DRIVING IN ADVERSE WEATHER
Driving in adverse weather can be much more dangerous than normal, so here are a few tips for when you really have to get somewhere.
BEFORE SETTING OFF
• Ensure your car is well maintained so it doesn't break down on you.
• Consider keeping an emergency kit in the boot just in case.
• Make sure all windows are clean and free of mist, ice and snow, both inside and out.
WATCH OUT FOR CHANGING CONDITIONS
When weather conditions are poor, keep your speed down and make sure you have a safe gap to the car in front - many accidents are caused by not braking in time when the roads are wet or slippery.
A change of road conditions can surprise you, so look out for:
• When the road goes up or down hill
• When entering open ground with more exposure
• When the road goes under bridges or trees
• Roads not clear of snow and ice where traffic is light
• Sharp bends where it is easier to lose control
DRIVING THROUGH ICE AND SNOW
Clear any snow off the roof of the vehicle before driving away, so it doesn't blow onto cars behind.
Pull away very gently to reduce wheel spin. If you struggle to move away, don't accelerate harder as you will dig yourself into a hole. Instead try steering left and right, starting in 2nd gear or putting sand or mats under the driven wheels of the car.
Drive at a much slower speed than usual, as it will take much longer to steer or stop the car.
Watch out for ice patches - look for clues such as ice at the side of the road or your steering feeling extra light.

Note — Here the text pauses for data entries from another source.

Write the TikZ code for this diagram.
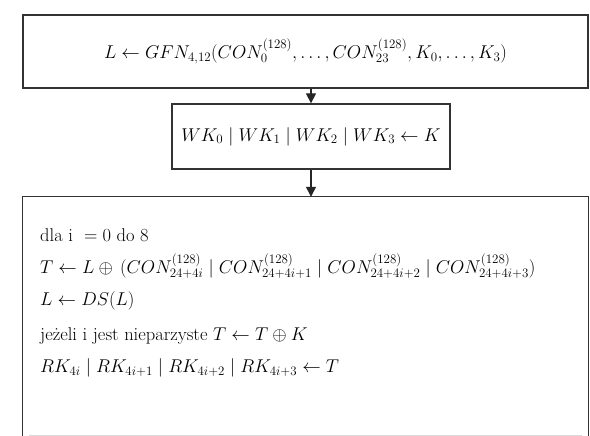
\RequirePackage{fix-cm}
\documentclass[tikz,border=0pt]{standalone}
\usetikzlibrary{arrows.meta}
\begin{document}
\begin{tikzpicture}[x=1pt,y=-1pt,
  box/.style={draw=black!80,line width=1.3pt,inner sep=0pt,font=\fontsize{18.5}{22}\selectfont},
  txt/.style={anchor=west,inner sep=0pt,font=\fontsize{18.5}{22}\selectfont},
  edge3/.style={draw=black!80,line width=1.3pt},
  arr/.style={draw=black!85,line width=1.2pt,-{Triangle[length=10pt,width=10pt]}}]
\useasboundingbox (0,0) rectangle (590,436);
\node[box,minimum width=565pt,minimum height=73pt] (b1) at (305.5,51.5)
  {$L \leftarrow GFN_{4,12}(CON^{(128)}_{0},\ldots,CON^{(128)}_{23},K_0,\ldots,K_3)$};
\node[box,minimum width=278pt,minimum height=65pt] (b2) at (311,136.5)
  {$WK_0\;|\;WK_1\;|\;WK_2\;|\;WK_3 \leftarrow K$};
\node[inner sep=0pt,minimum width=565pt,minimum height=243pt] (b3) at (305.5,318.5) {};
\draw[edge3] (b3.south west) -- (b3.north west) -- (b3.north east) -- (b3.south east);
\draw[black!15,line width=1pt] ([xshift=6pt,yshift=5pt]b3.south west) -- ([xshift=-6pt,yshift=5pt]b3.south east);
\draw[arr] (b1.south -| b2.north) -- (b2.north);
\draw[arr] (b2.south) -- (b2.south |- b3.north);
\node[txt] (l1) at (40,235) {dla i \ $=0$ do 8};
\node[txt] (l2) at (40,266) {$T \leftarrow L \oplus\, (CON^{(128)}_{24+4i}\;|\;CON^{(128)}_{24+4i+1}\;|\;CON^{(128)}_{24+4i+2}\;|\;CON^{(128)}_{24+4i+3})$};
\node[txt] (l3) at (40,301) {$L \leftarrow DS(L)$};
\node[txt] (l4) at (40,336) {jeżeli i jest nieparzyste $T \leftarrow T \oplus K$};
\node[txt] (l5) at (40,368) {$RK_{4i}\;|\;RK_{4i+1}\;|\;RK_{4i+2}\;|\;RK_{4i+3} \leftarrow T$};
\end{tikzpicture}
\end{document}
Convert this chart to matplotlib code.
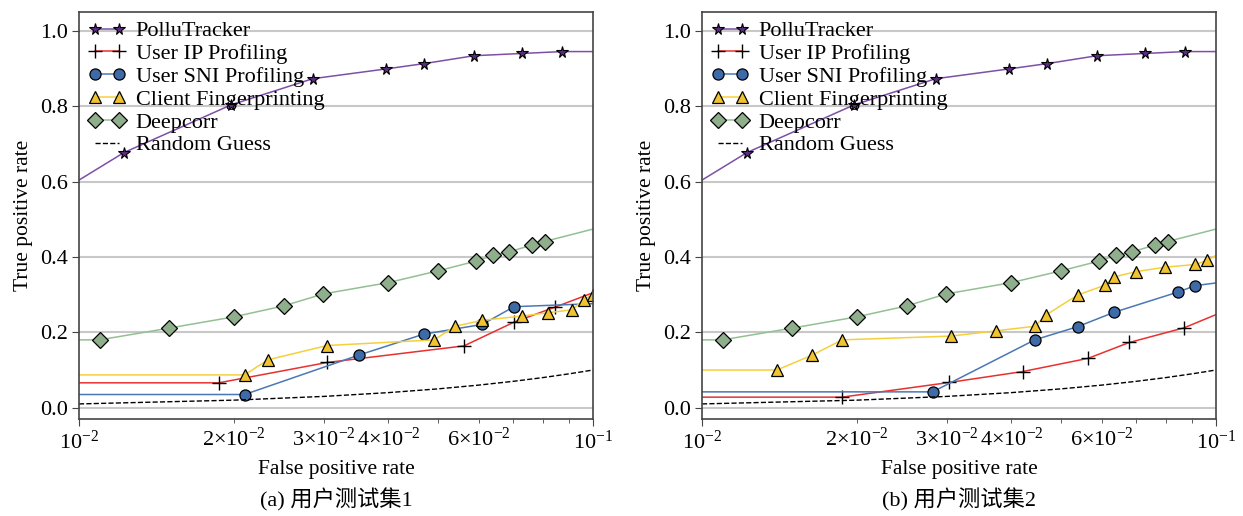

Plan well ahead so you don't have to brake suddenly, as your wheels might lock which could make the car skid out of control.
DRIVING IN RAIN AND FLOODS
When the road is wet it can take twice as long to stop, so leave a much larger gap between you and the car in front.
If your car starts to lose grip or 'aquaplane' on surface water lift off the accelerator to slow down. Do not brake or steer suddenly as you might lose control of the car if grip returns quickly.
If you have to drive through floods, make sure the water is less than 15cm deep - any deeper and you might damage your engine by sucking water into it. Drive slowly in 1st gear and keep the engine revs above 2000rpm to stop the engine stalling.
Test your brakes after driving through water to make sure they work properly.
DRIVING IN FOG
Use dipped headlights so that other drivers can see you coming.
Use fog lights when visibility is less than 100 metres. Remember to turn them off again once visibility improves.
Try not to blindly follow the car in front's tail lights - without a safe following distance, if they crash you might crash into them.
Fog is often patchy, so be careful with your speed once visibility improves - there might be more fog just around the corner.
DRIVING IN WINDY WEATHER
Take extra care to look out for debris (tree branches etc) lying on the road.
Plan ahead and check if any high bridges on your route are closed.
Watch out for strong crosswinds, especially on open stretches of road or when passing high-sided vehicles, bridges or large buildings.
Give extra space around bicycles and motorbikes as they might be blown off course.